Even the risk of knee arthritis was limited to those 24 of 36 players who had suffered a ligament tear or other knee injury. "Those people who didn't have ligament injuries had a relatively low incidence of the need for knee replacement and osteoarthritis," Nicholas said.
All of this is in stark contrast with recent, more generalized research into the health of retired pro football players. For example, a study of almost 1,600 retired players, released in April in the journal Medicine & Science in Sports & Exercise, found that more than half had high scores for pain, and almost 15 percent reported moderate to severe depression.
That study's lead author said those results may better reflect the reality of life after players leave the gridiron.
"That [Jets team] was a very special team, they had a lot of spirit and camaraderie, and they had this amazing continuity of health care throughout," said Dr. Thomas Schwenk, professor and chairman of the department of family medicine at the University of Michigan School of Medicine. "We know that contributes to overall health and to mental and physical health and vitality."
He also wonders if the 1969 Jets -- a highly select, fit, medically pampered group of men -- shouldn't have done even better than the data shows. "Should they have scores that are only as good as the general population? Should they be better?" Schwenk said.

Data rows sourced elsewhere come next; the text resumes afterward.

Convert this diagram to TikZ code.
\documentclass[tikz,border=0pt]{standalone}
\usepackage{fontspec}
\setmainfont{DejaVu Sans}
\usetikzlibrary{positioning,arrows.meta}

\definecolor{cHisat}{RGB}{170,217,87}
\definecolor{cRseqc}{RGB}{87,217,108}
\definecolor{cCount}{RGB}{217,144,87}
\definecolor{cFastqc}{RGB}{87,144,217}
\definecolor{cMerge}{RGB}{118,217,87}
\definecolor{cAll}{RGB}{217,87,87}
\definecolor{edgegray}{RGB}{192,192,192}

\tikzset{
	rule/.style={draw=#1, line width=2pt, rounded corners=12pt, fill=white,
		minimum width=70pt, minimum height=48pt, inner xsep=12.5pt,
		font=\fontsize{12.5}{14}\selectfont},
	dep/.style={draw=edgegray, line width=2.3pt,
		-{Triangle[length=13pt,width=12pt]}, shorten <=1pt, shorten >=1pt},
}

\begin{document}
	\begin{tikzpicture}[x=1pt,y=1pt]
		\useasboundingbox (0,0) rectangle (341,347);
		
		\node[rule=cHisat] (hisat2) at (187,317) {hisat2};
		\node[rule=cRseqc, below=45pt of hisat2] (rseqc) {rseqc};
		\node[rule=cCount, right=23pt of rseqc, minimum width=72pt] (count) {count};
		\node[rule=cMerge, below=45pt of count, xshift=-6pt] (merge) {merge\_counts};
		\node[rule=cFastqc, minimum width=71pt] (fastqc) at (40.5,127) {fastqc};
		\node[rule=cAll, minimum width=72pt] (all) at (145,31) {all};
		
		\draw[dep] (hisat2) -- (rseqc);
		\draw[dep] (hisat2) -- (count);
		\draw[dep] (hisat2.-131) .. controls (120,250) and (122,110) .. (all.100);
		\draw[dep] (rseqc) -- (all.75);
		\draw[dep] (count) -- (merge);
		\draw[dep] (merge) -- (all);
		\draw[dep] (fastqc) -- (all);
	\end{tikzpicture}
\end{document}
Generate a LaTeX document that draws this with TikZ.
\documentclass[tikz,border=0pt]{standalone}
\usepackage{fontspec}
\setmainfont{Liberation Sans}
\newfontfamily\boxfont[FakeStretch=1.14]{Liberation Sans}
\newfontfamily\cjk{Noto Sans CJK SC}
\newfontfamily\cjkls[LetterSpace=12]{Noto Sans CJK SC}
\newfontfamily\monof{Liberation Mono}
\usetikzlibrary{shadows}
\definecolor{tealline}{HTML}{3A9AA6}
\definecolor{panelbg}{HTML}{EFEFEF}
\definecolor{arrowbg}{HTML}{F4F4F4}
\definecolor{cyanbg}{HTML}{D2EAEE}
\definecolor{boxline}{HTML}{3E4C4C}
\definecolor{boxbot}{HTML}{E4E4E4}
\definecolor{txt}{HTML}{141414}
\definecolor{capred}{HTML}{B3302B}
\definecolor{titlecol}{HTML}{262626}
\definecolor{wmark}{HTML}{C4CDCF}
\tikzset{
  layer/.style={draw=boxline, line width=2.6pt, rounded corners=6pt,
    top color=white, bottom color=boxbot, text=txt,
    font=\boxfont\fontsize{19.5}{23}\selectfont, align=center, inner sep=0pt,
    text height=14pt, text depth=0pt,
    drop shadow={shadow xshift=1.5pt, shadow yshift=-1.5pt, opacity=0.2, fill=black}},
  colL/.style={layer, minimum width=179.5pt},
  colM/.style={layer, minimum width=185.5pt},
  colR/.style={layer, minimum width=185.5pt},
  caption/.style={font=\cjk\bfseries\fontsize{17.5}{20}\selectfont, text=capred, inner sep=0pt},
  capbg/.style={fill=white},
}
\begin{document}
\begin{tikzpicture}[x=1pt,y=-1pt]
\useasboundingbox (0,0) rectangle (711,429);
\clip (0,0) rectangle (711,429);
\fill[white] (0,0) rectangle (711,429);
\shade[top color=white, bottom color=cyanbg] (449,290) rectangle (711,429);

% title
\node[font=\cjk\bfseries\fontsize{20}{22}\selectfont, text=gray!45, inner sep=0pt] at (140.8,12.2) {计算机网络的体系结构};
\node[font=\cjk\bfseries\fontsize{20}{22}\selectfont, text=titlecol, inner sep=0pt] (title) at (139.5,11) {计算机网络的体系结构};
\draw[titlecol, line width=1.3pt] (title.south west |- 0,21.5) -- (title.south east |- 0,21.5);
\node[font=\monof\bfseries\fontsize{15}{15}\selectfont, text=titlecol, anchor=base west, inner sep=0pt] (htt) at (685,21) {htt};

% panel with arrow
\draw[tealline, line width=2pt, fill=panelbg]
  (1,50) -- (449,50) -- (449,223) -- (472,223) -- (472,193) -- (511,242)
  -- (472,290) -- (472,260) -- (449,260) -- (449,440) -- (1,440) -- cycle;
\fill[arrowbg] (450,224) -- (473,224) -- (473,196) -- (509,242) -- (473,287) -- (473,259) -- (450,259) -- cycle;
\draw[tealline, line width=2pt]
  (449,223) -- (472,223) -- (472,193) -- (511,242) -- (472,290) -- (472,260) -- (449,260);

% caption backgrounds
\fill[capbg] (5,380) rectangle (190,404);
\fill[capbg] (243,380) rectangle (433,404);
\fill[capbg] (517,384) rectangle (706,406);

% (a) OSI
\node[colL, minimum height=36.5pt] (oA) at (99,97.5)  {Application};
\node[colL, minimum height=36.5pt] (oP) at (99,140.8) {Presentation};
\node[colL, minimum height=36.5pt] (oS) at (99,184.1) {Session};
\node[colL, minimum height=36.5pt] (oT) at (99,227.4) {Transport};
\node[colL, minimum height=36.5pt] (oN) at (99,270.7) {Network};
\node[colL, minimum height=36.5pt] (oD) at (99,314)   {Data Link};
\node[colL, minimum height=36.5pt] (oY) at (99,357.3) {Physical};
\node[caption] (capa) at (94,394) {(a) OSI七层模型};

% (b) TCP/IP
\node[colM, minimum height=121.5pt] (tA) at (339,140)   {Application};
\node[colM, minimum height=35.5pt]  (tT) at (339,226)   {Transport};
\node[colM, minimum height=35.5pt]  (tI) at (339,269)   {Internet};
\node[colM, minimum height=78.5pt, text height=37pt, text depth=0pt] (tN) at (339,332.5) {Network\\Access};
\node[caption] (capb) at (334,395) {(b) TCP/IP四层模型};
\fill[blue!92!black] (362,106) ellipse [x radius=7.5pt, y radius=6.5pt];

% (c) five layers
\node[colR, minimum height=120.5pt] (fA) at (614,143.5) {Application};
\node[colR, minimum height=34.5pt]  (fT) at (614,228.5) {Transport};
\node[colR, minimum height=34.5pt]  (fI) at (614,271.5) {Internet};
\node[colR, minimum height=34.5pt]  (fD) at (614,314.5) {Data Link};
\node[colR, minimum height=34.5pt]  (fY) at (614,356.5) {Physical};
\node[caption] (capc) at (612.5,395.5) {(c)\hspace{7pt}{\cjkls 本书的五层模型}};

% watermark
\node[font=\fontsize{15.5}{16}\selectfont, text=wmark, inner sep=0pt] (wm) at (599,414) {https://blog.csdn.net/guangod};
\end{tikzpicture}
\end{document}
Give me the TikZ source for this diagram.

He believes that for too many players, life after the game is much lonelier than that experienced by the '69 Jets.
"I think a lot of this has to do with what happens to these players after retirement -- do they go off and have minimal connections? No support, no health care, no continuity, no follow-up?" Schwenk said. "Are they just shunted off to the corners of life, or are they connected in ways that give them certain attributes to their overall health?"